One of the examples of ancient and medievalist scientific experimentation comes to us from the writings of Aristotle himself and his later followers.

Aristotle wrote extensively about how rainbows could be formed by the splash and spray of an oar, and later writers like Albertus Magnus and Robert Bacon experimented with making rainbows from glass vessels, spray, wet rags, and more. Albertus "used vessels filled with water to replicate the individual drops of water in a rainbow," and a wet rag to "produce a fine mist and the attendant spectrum."2 Albertus then proceeds to replicate Aristotle's experiments with the oar.

However the culmination of the experimentation on this topic has to be the work of Theodoric of Freiburg who wrote in the first decades of the fourteenth century.

Theodoric managed to use the experimental techniques that we have already described to prove that the rainbow came about from a double refraction and a single reflection within each drop of water. He even managed to explain the formation of the common secondary bow in terms of a double refraction and a double reflection (fig 5.1).

- Promethean Ambitions, William Newman. p 244

What's more, this idea that all Aristotelian natural philosophers denied the usefulness of experiment is refuted by none other than a medieval scholar himself, Themo Judaei when discussing the merits of scientific experimentation and its regard to rainbows and their accompanying halos.

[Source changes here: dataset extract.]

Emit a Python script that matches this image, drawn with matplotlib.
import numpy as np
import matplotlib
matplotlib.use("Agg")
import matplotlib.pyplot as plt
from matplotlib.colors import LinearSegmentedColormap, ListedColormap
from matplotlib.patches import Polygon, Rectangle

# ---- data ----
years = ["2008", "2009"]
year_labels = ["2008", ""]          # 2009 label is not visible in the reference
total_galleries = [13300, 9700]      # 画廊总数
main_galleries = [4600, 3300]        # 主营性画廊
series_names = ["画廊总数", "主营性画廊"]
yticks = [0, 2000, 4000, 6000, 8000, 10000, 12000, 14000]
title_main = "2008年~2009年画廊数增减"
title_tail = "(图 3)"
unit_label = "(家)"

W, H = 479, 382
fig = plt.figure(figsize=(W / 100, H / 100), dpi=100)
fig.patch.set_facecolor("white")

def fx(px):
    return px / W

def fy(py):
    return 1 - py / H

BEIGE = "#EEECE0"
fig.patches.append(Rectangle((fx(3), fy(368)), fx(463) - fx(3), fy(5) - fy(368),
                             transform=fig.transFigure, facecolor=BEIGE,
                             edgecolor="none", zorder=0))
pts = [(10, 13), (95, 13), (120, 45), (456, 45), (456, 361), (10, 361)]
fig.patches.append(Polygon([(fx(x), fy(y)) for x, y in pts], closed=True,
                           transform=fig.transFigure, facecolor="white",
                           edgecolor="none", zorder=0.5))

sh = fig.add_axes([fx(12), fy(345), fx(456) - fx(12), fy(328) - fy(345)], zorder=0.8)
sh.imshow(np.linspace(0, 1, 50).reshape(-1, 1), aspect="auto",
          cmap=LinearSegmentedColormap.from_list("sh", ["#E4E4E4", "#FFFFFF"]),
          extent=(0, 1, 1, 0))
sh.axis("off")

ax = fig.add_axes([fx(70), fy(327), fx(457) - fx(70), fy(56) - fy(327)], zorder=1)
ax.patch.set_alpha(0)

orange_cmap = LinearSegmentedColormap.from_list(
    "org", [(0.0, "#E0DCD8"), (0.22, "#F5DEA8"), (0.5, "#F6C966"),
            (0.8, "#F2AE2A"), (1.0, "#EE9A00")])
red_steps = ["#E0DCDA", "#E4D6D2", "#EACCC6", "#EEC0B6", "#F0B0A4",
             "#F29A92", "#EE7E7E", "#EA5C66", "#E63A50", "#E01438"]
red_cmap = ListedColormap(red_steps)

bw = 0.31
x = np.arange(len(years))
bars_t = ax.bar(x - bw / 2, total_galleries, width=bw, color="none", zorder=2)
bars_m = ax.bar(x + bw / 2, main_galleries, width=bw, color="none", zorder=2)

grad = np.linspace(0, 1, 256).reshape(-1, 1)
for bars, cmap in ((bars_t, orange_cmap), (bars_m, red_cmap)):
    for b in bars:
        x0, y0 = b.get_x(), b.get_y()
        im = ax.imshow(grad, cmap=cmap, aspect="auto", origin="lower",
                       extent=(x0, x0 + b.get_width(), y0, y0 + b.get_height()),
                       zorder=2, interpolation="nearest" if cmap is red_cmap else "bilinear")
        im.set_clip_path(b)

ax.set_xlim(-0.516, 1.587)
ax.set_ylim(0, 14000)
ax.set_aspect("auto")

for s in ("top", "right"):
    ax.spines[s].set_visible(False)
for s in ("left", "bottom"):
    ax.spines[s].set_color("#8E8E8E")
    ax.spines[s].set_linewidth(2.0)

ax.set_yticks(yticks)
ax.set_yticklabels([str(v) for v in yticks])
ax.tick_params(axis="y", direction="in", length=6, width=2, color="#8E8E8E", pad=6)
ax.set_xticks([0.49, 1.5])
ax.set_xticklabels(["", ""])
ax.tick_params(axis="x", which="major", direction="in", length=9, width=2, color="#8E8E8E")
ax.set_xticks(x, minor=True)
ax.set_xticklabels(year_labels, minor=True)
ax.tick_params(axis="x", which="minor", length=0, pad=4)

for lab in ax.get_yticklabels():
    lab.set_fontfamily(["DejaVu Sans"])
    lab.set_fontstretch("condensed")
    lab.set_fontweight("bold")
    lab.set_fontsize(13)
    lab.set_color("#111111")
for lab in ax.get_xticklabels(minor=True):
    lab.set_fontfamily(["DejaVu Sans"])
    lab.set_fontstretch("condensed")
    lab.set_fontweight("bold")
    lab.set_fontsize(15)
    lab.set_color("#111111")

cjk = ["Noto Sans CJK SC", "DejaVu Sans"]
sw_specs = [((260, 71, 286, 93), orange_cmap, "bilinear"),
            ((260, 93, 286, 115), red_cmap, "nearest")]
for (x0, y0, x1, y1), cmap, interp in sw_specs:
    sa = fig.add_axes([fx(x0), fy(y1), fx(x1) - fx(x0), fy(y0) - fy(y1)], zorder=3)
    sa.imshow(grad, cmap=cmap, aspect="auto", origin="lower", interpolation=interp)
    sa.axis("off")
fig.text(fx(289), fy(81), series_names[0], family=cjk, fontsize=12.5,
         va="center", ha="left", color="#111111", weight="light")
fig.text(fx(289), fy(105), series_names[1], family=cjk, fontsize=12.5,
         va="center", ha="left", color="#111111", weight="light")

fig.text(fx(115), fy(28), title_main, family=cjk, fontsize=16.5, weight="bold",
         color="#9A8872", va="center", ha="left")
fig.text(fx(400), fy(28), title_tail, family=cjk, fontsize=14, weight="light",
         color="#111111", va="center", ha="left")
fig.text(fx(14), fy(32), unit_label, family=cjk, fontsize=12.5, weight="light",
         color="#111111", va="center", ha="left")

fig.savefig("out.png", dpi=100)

Likewise it must be known that it is said in the title of the question: "just as the rainbow or halo etc.," because it is difficult to know well the composition or manner of composing metals, just as it is difficult to know the way of generating the rainbow. And unless we knew how to make or see the rainbow and its color, as well the halo, by means of art, we would hardly be led to an understanding of the rainbow or the halo—and how they come to be thus.3

Quaestiones, Themo Judaei. Question 27.

He goes on to discuss the relevance of this knowledge to experimentation via a chemical method of making gold, but that is another story.4

1 I get serious "modern questions on the philosophy of Quantum Mechanics" vibes from this.
2 Newman, P 244.
3 "Art" here means the artificial making of things in any way, not just, like, painting—though painting is indeed a kind of art in this definition.
4 While chemically impossible, need I remind you, we can actually do this today so I think the point remains quite valid.